Autre nouveauté: le décret prévoit la création de balises pédagogiques propres à l’enseignement maternel, jugé capital pour l’acquisition d’une série de compétences indispensables -la bonne maîtrise de la langue française notamment- pour la suite du parcours scolaire.

Le texte donne en outre plus de latitude à l’administration pour sanctionner à l’avenir les profs qui, par leur comportement ou leurs propos, porteraient « gravement atteinte » à la confiance dans l’enseignement.

Sont plus particulièrement visés des propos radicaux ou extrémistes que des enseignants tiendraient publiquement en dehors du cadre de l’école, sur les réseaux sociaux notamment.

Conséquence directe de l’affaire Yacob Mahi, ce professeur de religion islamique de l’athénée Leonardo Da Vinci (Anderlecht) qui avait tenu des propos révisionnistes il y a un an, le nouveau texte permet également au ministre de sanctionner des professeurs de religion de l’enseignement du réseau de la Fédération avec le simple avis -et non plus l’accord- de leur chef de culte, comme cela se fait déjà dans l’enseignement subventionné.

L’opposition MR s’est abstenue lors du vote sur l’ensemble du texte, dénonçant notamment les nouvelles modalités de pilotage des écoles.

« Ce texte va encore complexifier le travail des directions d’école en multipliant les obligations de rédactions de plans. Pourquoi imposer à toutes les écoles ces règles lourdes, même à celles qui fonctionnent bien? », s’est interrogé Laurent Henquet.

« On impose via ce décret de nouvelles contraintes aux écoles mais sans dégager de moyens complémentaires pour le mettre efficacement en oeuvre », a-t-il déploré.

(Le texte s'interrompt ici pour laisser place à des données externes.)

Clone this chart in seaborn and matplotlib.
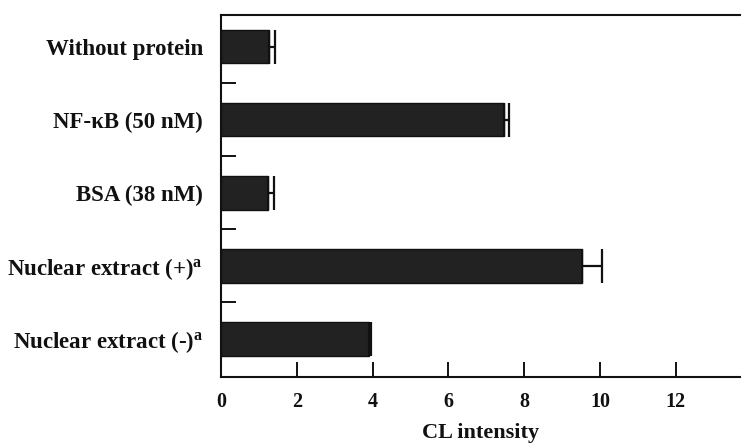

Au nom d’Ecolo, Barbara Trachte a, elle, regretté que ce décret soit adopté sans attendre les conclusions du Pacte pour un enseignement d’excellence lancé l’an dernier par la ministre avec les acteurs de l’enseignement.

Elle a aussi dénoncé que l’école soit dorénavant évaluée à l’aune d’indicateurs de performance, à l’image de ce qui se fait dans le monde de l’entreprise. Selon elle, tous les pays qui ont suivi cette voie par le passé déchantent à présent.